I honestly don't quite follow. If you know a simple fact, you shouldn't have to roll IMO. Instead you and the DM work put whether or not you would know it. You roll when an agreement can't be reached, or when it is determined that there's no certainty there (ie, you might know, but its obscure and far from certain you would remember). In that case, you roll because you have to think about it and search your memory.
I really don't get what you don't get. If I see the flag of Sweden, I don't need to ponder what it is, I just know. If I see the flag of Gabon, no pondering will help, I don't know what it is. But if this is a character, we probably have not established which flags I recognise from top of my head, thus it is uncertain, and we might want to roll for it.

What this means in practice, that often I don't wait the player to say that they try to recognise a thing. Once the character perceives the thing, it might be enough to trigger the roll to see whether they recognise it. This to me more accurately reflects how memory works.
 

Maxperson

Morkus from Orkus
Anyone remember the days of old where if you failed certain checks (like opening a lock), you couldn't try again until you leveled up (or in the case of learning spells, raised your Intelligence)?

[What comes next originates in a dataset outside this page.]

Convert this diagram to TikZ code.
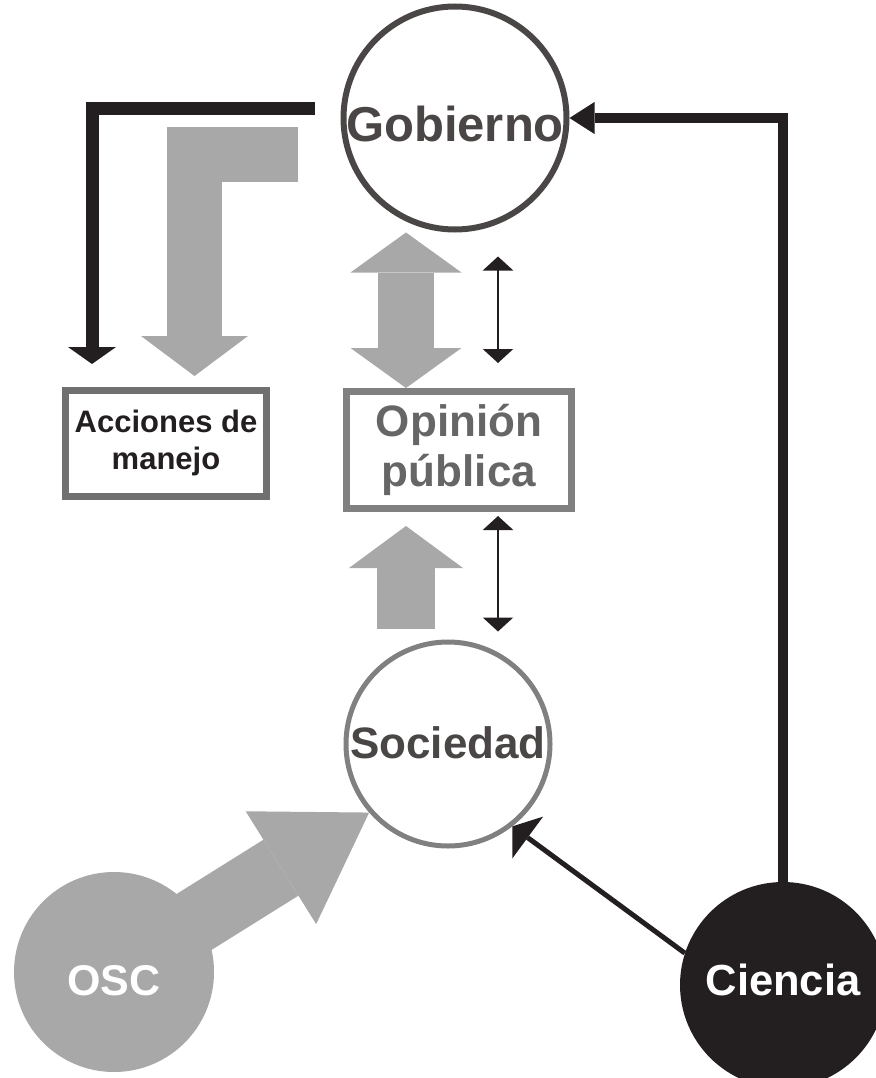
\documentclass[tikz,border=0pt]{standalone}
\usepackage{fontspec}
\setmainfont{Liberation Sans}
\usetikzlibrary{arrows.meta}

\definecolor{ink}{HTML}{231F20}
\definecolor{darkline}{HTML}{4A4646}
\definecolor{midline}{HTML}{808080}
\definecolor{boxline}{HTML}{707070}
\definecolor{fatgray}{HTML}{A8A8A8}
\definecolor{optext}{HTML}{666666}

\tikzset{
  actor/.style={circle, inner sep=0pt},
  panel/.style={rectangle, draw, line width=7pt, inner sep=0pt, align=center},
  fat/.style={draw=fatgray, line width=#1},
  thin/.style={draw=ink, line width=2.5pt, {Triangle[length=14pt,width=30pt]}-{Triangle[length=14pt,width=30pt]}}
}

\begin{document}
\begin{tikzpicture}[x=1pt,y=-1pt]
    \useasboundingbox (0,0) rectangle (875,1078);

    \node[actor, draw=darkline, line width=6pt, minimum size=220pt, text=darkline, text height=48pt, text depth=0pt, font=\bfseries\fontsize{49}{59}\selectfont] (gob) at (455,118) {Gobierno};
    \node[actor, draw=midline, line width=5pt, minimum size=204pt, text=darkline, text height=32pt, text depth=4pt, font=\bfseries\fontsize{44}{53}\selectfont] (soc) at (448,744) {Sociedad};
    \node[actor, fill=fatgray, minimum size=200pt, text=white, text height=46pt, text depth=0pt, font=\bfseries\fontsize{43}{52}\selectfont] (osc) at (114,972) {OSC};
    \node[actor, fill=ink, minimum size=206pt, text=white, text height=32pt, text depth=12pt, font=\bfseries\fontsize{43.5}{52}\selectfont] (cie) at (783,985) {Ciencia};

    \node[panel, draw=boxline, minimum width=201pt, minimum height=106pt, text=ink, font=\bfseries\fontsize{31}{37}\selectfont] (acc) at (166,443) {Acciones de\\manejo};
    \node[panel, draw=midline, minimum width=225pt, minimum height=117pt, text=optext, font=\bfseries\fontsize{44}{50}\selectfont] (op) at (459,450) {Opinión\\pública};

    \coordinate (glstart) at (298,154.5);
    \coordinate (gltip) at (194.5,376);
    \coordinate (blstart) at (315,108.5);
    \coordinate (bltip) at (92,364);

    \draw[fat=55pt, -{Triangle[length=40pt,width=107pt,line width=0pt]}] (glstart) -| (gltip);
    \draw[ink, line width=13pt, -{Triangle[length=17pt,width=48pt,line width=0pt]}] (blstart) -| (bltip);

    \draw[fat=56pt, {Triangle[length=40pt,width=111pt,line width=0pt]}-{Triangle[length=40pt,width=111pt,line width=0pt]}]
        ([xshift=-49pt]gob.south) -- ([xshift=-53pt]op.north);
    \draw[fat=58pt, -{Triangle[length=42pt,width=114pt,line width=0pt]}, shorten <=11pt, shorten >=14pt]
        ([xshift=-42pt]soc.north) -- ([xshift=-53pt]op.south);

    \draw[thin, shorten <=24pt, shorten >=25pt] ([xshift=43pt]gob.south) -- ([xshift=39pt]op.north);
    \draw[thin, shorten <=4pt, shorten >=8pt] ([xshift=39pt]op.south) -- ([xshift=50pt]soc.north);

    \draw[fat=66pt, -{Triangle[length=104pt,width=133pt,line width=0pt]}, shorten <=70pt] (osc.center) -- (soc.-139);

    \draw[ink, line width=10pt, -{Triangle[length=25pt,width=32pt,line width=0pt]}] (cie.north) |- (gob.east);
    \draw[ink, line width=5pt, -{Triangle[length=19pt,width=52pt,line width=0pt]}] (cie.162) -- (soc.-52);
\end{tikzpicture}
\end{document}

I always wondered what it was like being a locksmith in a world like that. "Well, I tried to unlock your door, so I guess there's no choice but to break the window."
I never liked that rule since it took so long to level up and your chances to actually open a lock was so low. It always seem to me that luck could change or you might just do better next time. This was backed up by me trying to open my locked front door with a credit card and succeeding sometimes, but failing other times. Same door. Same credit card. Different skill "rolls."

Those attempts by me convinced me that re-rolls were possible, but also that failure at the time is also possible, so infinite retries were also not the right way to go. At the time I didn't figure out a solution, but it occurs to me now that maybe one attempt per point of int or dex bonus is the way to go.
 

Maxperson

Morkus from Orkus
I really don't get what you don't get. If I see the flag of Sweden, I don't need to ponder what it is, I just know. If I see the flag of Gabon, no pondering will help, I don't know what it is. But if this is a character, we probably have not established which flags I recognise from top of my head, thus it is uncertain, and we might want to roll for it.

What this means in practice, that often I don't wait the player to say that they try to recognise a thing. Once the character perceives the thing, it might be enough to trigger the roll to see whether they recognise it. This to me more accurately reflects how memory works.
I do this, but add in auto success or failure based on where the PC is from. If it's a neighboring country or a major player(China, England, Russia, etc.), I'm just going to tell the player what the flag is without a roll. The flag of some obscure 2 mile square country like you might find in the middle of Europe will likely just a flat no.
 

I do this, but add in auto success or failure based on where the PC is from. If it's a neighboring country or a major player(China, England, Russia, etc.), I'm just going to tell the player what the flag is without a roll.
Sure, obviously. And DCs (and autofails and autosuccesses) are based on the task, and the same objective might be a different task to different people. To me recognising the flag of Sweden is recognising a flag of a neighbouring country, whereas recognising the flag of Gabon is recognising a flag of a distant country. But to a person from Cameroon these tasks would be reversed.
 

Thomas Shey

Legend
5e D&D has a number of such abilities - the Shield spell is one of them; the battle master's Precision Strike is another.

So when you say "nothing should be allowed to do this thing that is pretty standard in 5e", what do you take the normative force of your pronouncement to be? Aren't you the person who's always telling us that D&D is the lingua franca and the starting point.

(That's before we get to the fact that this is a RPG General thread, and so the relevance of the billion other RPGs that resemble 5e in this respect at least cannot be ruled out.)

Let's be honest: Its Lanefan. Its his personal taste presented as a quasi-universal virtue.